Transparency Deutschland verlässt Textilbündnis

Korruptionsbekämpfung wird nicht mehr als Querschnittsaufgabe berücksichtigt

Die Antikorruptionsorganisation Transparency Deutschland zieht Konsequenzen aus der Neuausrichtung des Bündnisses für nachhaltige Textilien und verlässt die Initiative. Der Steuerungskreis des Textilbündnisses hat am 22. September 2022 das Konzept "Bündnis 2023" verabschiedet, das die künftige Arbeit auf vier Fokusthemen konzentriert. Darin fehlen korruptions- und integritätsbezogene Sorgfaltspflichten gänzlich. Auf dieser Basis kann das Textilbündnis nicht mehr als Impulsgeber für eine ambitionierte Weiterentwicklung von Sorgfaltspflichten agieren. 

© NaZemi, CC BY-SA 3.0Dazu Dr. Christa Dürr, Expertin für Lieferketten von Transparency Deutschland: "Es ist schade, dass wir als Gründungsmitglied des Textilbündnisses die Entscheidung treffen müssen, dieses zu verlassen. Doch auf Grundlage des neuen Konzepts bleibt uns keine andere Möglichkeit. Korruption ist ein entscheidendes Problem, das zu Menschenrechtsverletzungen und Umweltverstößen führt. Das Textilbündnis hat einen falschen Weg eingeschlagen, wenn Korruption nicht mehr als Querschnittsaufgabe berücksichtigt wird, denn das schadet der Erreichung der Ziele des Bündnisses. Leider ist die Entwicklung des Textilbündnisses in diese Richtung enttäuschend und für uns als Antikorruptionsorganisation unzureichend." 

De Missachtung von Arbeitsschutzvorschriften, das Umgehen von Mindestlöhnen, das Wegsehen von Kontrollbehörden - all das wird überhaupt erst durch die Bestechung von Amtsträgern möglich. Deswegen kann es ohne die Eindämmung von Korruption im internationalen Handel auch keine sauberen Lieferketten geben. Laut des neuen Vorhabens genügt für den Nachweis der Umsetzung der Sorgfaltspflichten im Textilbündnis künftig der Bericht an das Bundesamt für Wirtschaft und Ausfuhrkontrolle (BAFA) oder Berichterstattung gemäß Anforderungen des Grünen Knopfes 2.0 (GK 2.0).

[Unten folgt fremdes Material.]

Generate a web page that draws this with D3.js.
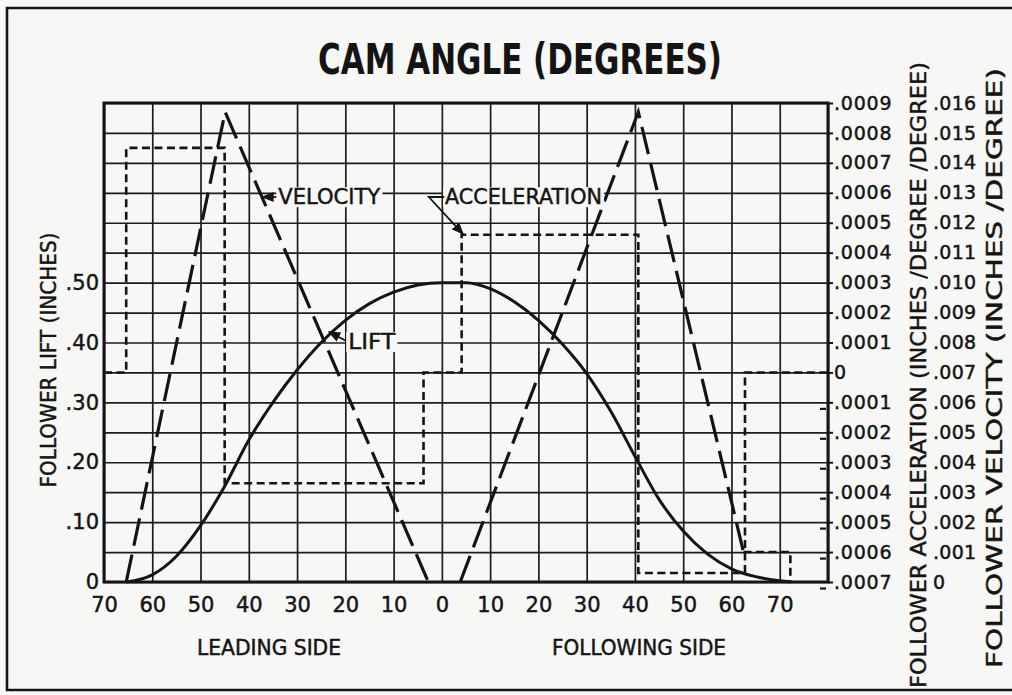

Die BAFA-Prüfung umfasst gemäß des LkSG jedoch nur menschenrechts- und umweltbezogene Sorgfaltspflichtverletzungen, ohne korruptionsbezogene Sorgfaltspflichten mit einzubeziehen. Dadurch ist eine Vergleichbarkeit und transparente Bewertung der Fortschritte der Unternehmen nicht mehr gegeben. 

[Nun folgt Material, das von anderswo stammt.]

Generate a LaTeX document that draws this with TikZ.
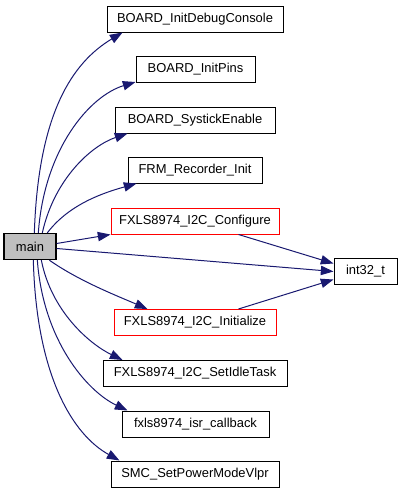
\documentclass[tikz,border=0pt]{standalone}
\usepackage{fontspec}
\setmainfont{Liberation Sans}
\usepackage{tikz}
\usetikzlibrary{arrows.meta, calc}
\usepackage{xcolor}
\definecolor{edgeblue}{RGB}{25, 25, 112}
\definecolor{mainfill}{RGB}{191, 191, 191}
\definecolor{linkred}{RGB}{255, 0, 0}

\begin{document}
\begin{tikzpicture}[x=0.75pt, y=-0.75pt,
  fn/.style={draw=black, rectangle, fill=white, line width=0.75pt, minimum height=19.5pt, inner sep=0pt, font=\fontsize{9.7}{11}\selectfont},
  call/.style={draw=edgeblue, line width=0.75pt, -{Triangle[length=9.5pt, width=7pt]}}]
\useasboundingbox (0,0) rectangle (401,493);
\node[fn, fill=mainfill, line width=1pt, minimum width=39pt] (main) at (30,246.5) {main};
\node[fn, minimum width=132pt] (debug) at (195,19) {BOARD\_InitDebugConsole};
\node[fn, minimum width=89.25pt] (pins) at (195.5,69.5) {BOARD\_InitPins};
\node[fn, minimum width=120pt] (systick) at (195,120) {BOARD\_SystickEnable};
\node[fn, minimum width=100.5pt] (frm) at (195,170) {FRM\_Recorder\_Init};
\node[fn, draw=linkred, minimum width=126pt] (configure) at (195,221) {FXLS8974\_I2C\_Configure};
\node[fn, minimum width=47.25pt] (int32) at (365.5,271.5) {int32\_t};
\node[fn, draw=linkred, minimum width=121.5pt] (initialize) at (195,322.5) {FXLS8974\_I2C\_Initialize};
\node[fn, minimum width=138pt] (setidle) at (195,373.5) {FXLS8974\_I2C\_SetIdleTask};
\node[fn, minimum width=110.25pt] (isr) at (195.5,424) {fxls8974\_isr\_callback};
\node[fn, minimum width=126pt] (smc) at (195,474) {SMC\_SetPowerModeVlpr};
% calls going up
\draw[call] ($(main.north west)+(31,0)$) .. controls +(4,-120) and +(-50,30) .. ($(debug.south west)+(16,0)$);
\draw[call] ($(main.north west)+(35,0)$) .. controls +(6,-84) and +(-46,14) .. ($(pins.south west)+(0,-1)$);
\draw[call] ($(main.north west)+(39,0)$) .. controls +(12,-54) and +(-36,12) .. ($(systick.south west)+(13,0)$);
\draw[call] ($(main.north west)+(44,0)$) .. controls +(22,-29) and +(-32,9) .. ($(frm.south west)+(9,0)$);
% calls to the right
\draw[call] ($(main.east)+(0,-3)$) -- (configure.south west);
\draw[call] ($(main.east)+(0,2)$) -- (int32.west);
\draw[call] ($(configure.south east)+(-41,0)$) -- ($(int32.west)+(0,-8)$);
\draw[call] ($(initialize.north east)+(-38,0)$) -- ($(int32.west)+(0,8)$);
% calls going down
\draw[call] ($(main.south west)+(46,0)$) .. controls +(30,21) and +(-30,-13) .. ($(initialize.north west)+(34,0)$);
\draw[call] ($(main.south west)+(38,0)$) .. controls +(10,51) and +(-33,-16) .. ($(setidle.north west)+(20,0)$);
\draw[call] ($(main.south west)+(34,0)$) .. controls +(6,81) and +(-40,-19) .. ($(isr.north west)+(6,0)$);
\draw[call] ($(main.south west)+(30,0)$) .. controls +(3,115) and +(-47,-26) .. ($(smc.north west)+(9,0)$);
\end{tikzpicture}
\end{document}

Dr. Christa Dürr kritisiert: "Gerade jetzt, wo das Lieferkettengesetz Korruption nicht mit einbezieht, wären verstärkte Bemühungen zur Korruptionsbekämpfung und Lösungsansätze im Textilbündnis als Vorreiter dringend erforderlich. Der jüngste Bericht "Exporting Corruption 2022" von Transparency International zeigt, dass die Verfolgung von Auslandsbestechung global seit 2009 noch nie auf einem niedrigeren Niveau war. Dabei hat sich Deutschland mit der Agenda 2030 im SDG 16.5 dazu verpflichtet, Korruption in all seinen Formen zurückzudrängen. Das ist offensichtlich noch nicht gelungen, weil Teile der Industrie und der Politik die Problematik nicht ernst nehmen wollen. Weltweit wird auf den verschiedensten Ebenen eine Sorgfaltspflicht zur Korruptionsbekämpfung gefordert. Wenn jetzt im Textilbündnis anders agiert wird, kann Transparency Deutschland diesen Weg nicht mittragen." 

Hintergrund 
Am 16. Oktober 2014 wurde das Textilbündnis durch den damaligen Bundesentwicklungsminister Gerd Müller als Reaktion auf den Einsturz der Textilfabrik Rana Plaza in Bangladesch ins Leben gerufen. Korruption hatte beim Einsturz eine Rolle gespielt. Transparency Deutschland war Gründungsmitglied und setzte sich seither in dieser Multi-Stakeholder-Initiative für Korruptionsbekämpfung und -prävention bei der Umsetzung sozialer und ökologischer Ziele ein.